For gases, the ideal gas law serves as a universal recipe linking pressure, volume, temperature, and number of moles. The mathematical representation is:$$PV = nRT$$
where:

• \texttt{P} is the pressure in atmospheres,
• \texttt{V} is the volume in liters,
• \texttt{n} is the number of moles of the gas,
• \texttt{R} is the ideal gas constant (\texttt{0.0821 L·atm/mol·K}),
• \texttt{T} is the temperature in Kelvin.

To convert from Celsius to Kelvin, simply add 273 to the Celsius temperature. This law assumes gases behave ideally, meaning they have no intermolecular forces and occupy no volume themselves, which is an excellent approximation for many gases at standard temperatures and pressures.

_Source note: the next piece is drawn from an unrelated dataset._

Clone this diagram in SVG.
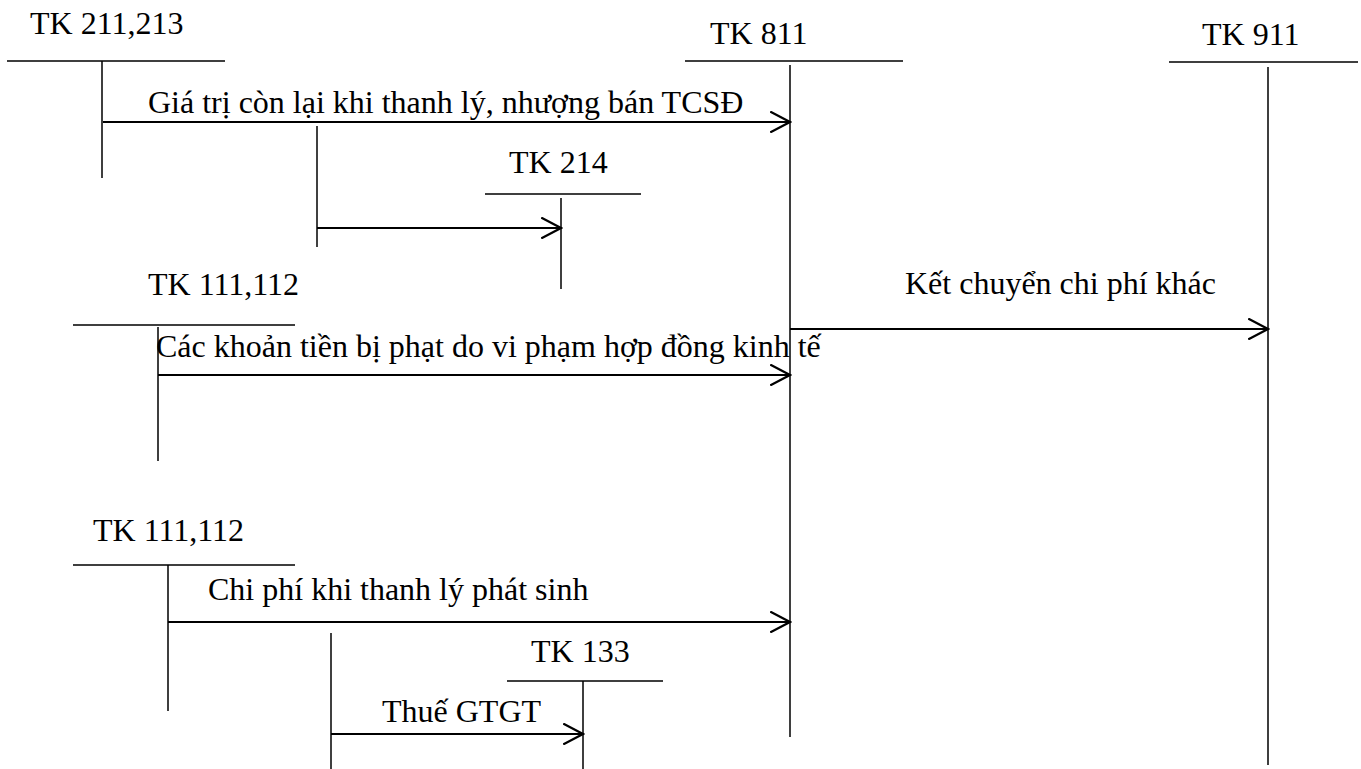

For the given problem, we manipulate this law to solve for the volume of carbon dioxide gas. By inserting the number of moles (\texttt{n}), the constant (\texttt{R}), the temperature in Kelvin (\texttt{T}), and the pressure (\texttt{P}) into the equation, we calculate the volume (\texttt{V}) of \texttt{CO2} produced.

Molar Mass

Molar mass is the weight of one mole of a substance, typically expressed in grams per mole. It's essential to grasp this concept, as it acts as a conversion factor between grams and moles, vital in stoichiometric calculations.

To calculate the molar mass, you add the atomic masses of each element in a compound. For calcium carbonate (\texttt{CaCO3}), we sum the atomic masses of calcium (\texttt{Ca}), carbon (\texttt{C}), and three oxygens (\texttt{O}) to get about \texttt{100.09 g/mol}:
$$\texttt{Molar mass of CaCO3 = 40.08 (Ca) + 12.01 (C) + (3 \times 16.00) (O)}$$
Thus, knowing the mass of \texttt{CaCO3} allows us to find the moles by dividing the mass by the molar mass. With the number of moles, we can travel through stoichiometry and the ideal gas law to end at the volume of gas produced, as exemplified in this exercise.